I asked him again if he was okay. He didn’t really answer. He’d buried his head in his hands, kind of exasperated. “They’re all devils,” he said. “I should call my father and tell him to come kick their asses.”

I told him I’d get it cleaned up. We had a new door installed a couple of days later and that was pretty much it. We didn’t discuss it again. That was shortly before we left for Virginia.

It had been discussed for a while that he was going to be taking a trip back east; that’s why I’d been sent for the laptop, to look at the pictures of houses in Maryland and Virginia. Now those plans started to crystallize. Raymone called me and said, “The boss wants to take a vacation.” The kids were out of school. It was their summer break. Mr. Jackson wanted to take them and get outdoors, get out in the middle of nowhere, where they’d have room to move around. We were going to fly to D.C. and stay at a place called the Goodstone Inn near Middleburg, Virginia. Raymone and Greg were both based in D.C., too. I think they wanted him closer to them, to try and get some of these business issues settled.

Javon:
The lease on the Monte Cristo house was up at the end of June. That was in the middle of this trip they were proposing. We knew he hated that house, and he’d been talking nonstop about this huge estate on Durango. So were we coming back to this place? Was he going to move? It never came up. The whole issue of where he was going to be living was just up in the air.

We couldn’t get any answers about how long the trip was going to be, either. We needed to plan for our families if we were going to be on the road. I asked Mr. Jackson how long we were going to be gone, and he said, “Just a little while.”

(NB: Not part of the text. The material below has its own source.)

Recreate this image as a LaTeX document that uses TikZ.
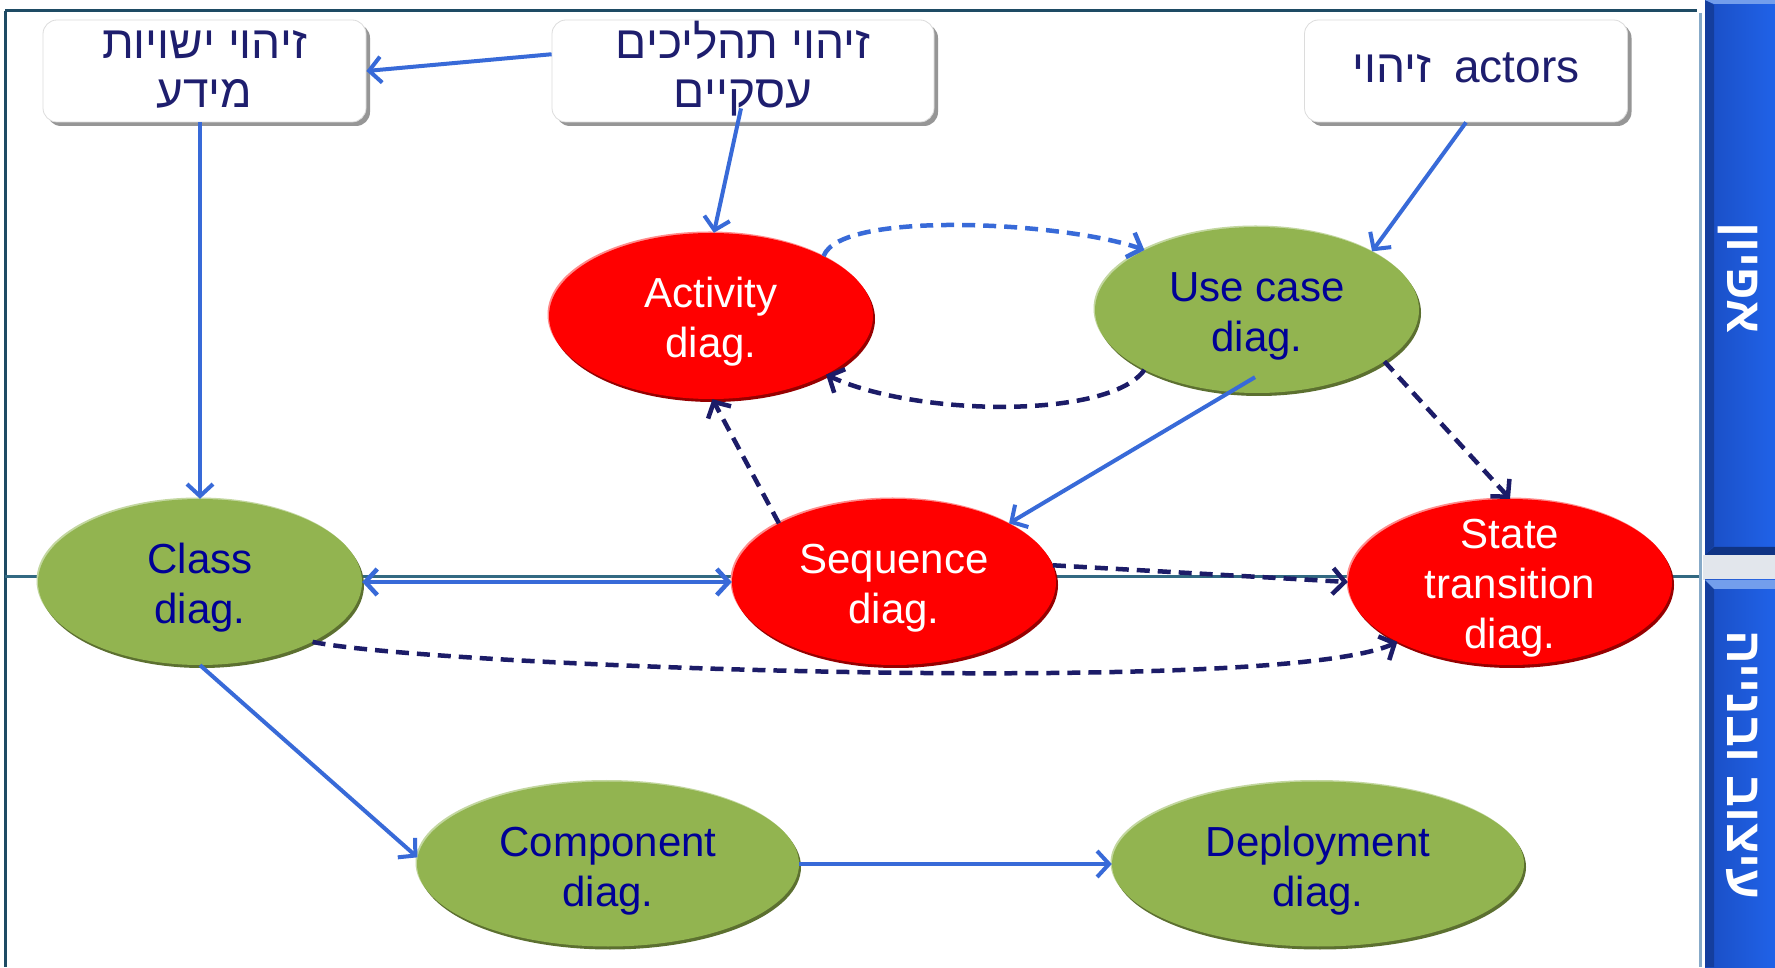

“How long is ‘a little while’?”

“Oh, it’s not going to be that long.”

Bill:
I’d assumed that Javon and I would both be going. Mr. Jackson spoke as if that was the case, too. But when I saw the itinerary Raymone had set up for us to fly out, I noticed Javon wasn’t on it. I asked her about it and she said, “Mr. Jackson will be coming back to Vegas after the trip, and we need Javon to stay with the house.”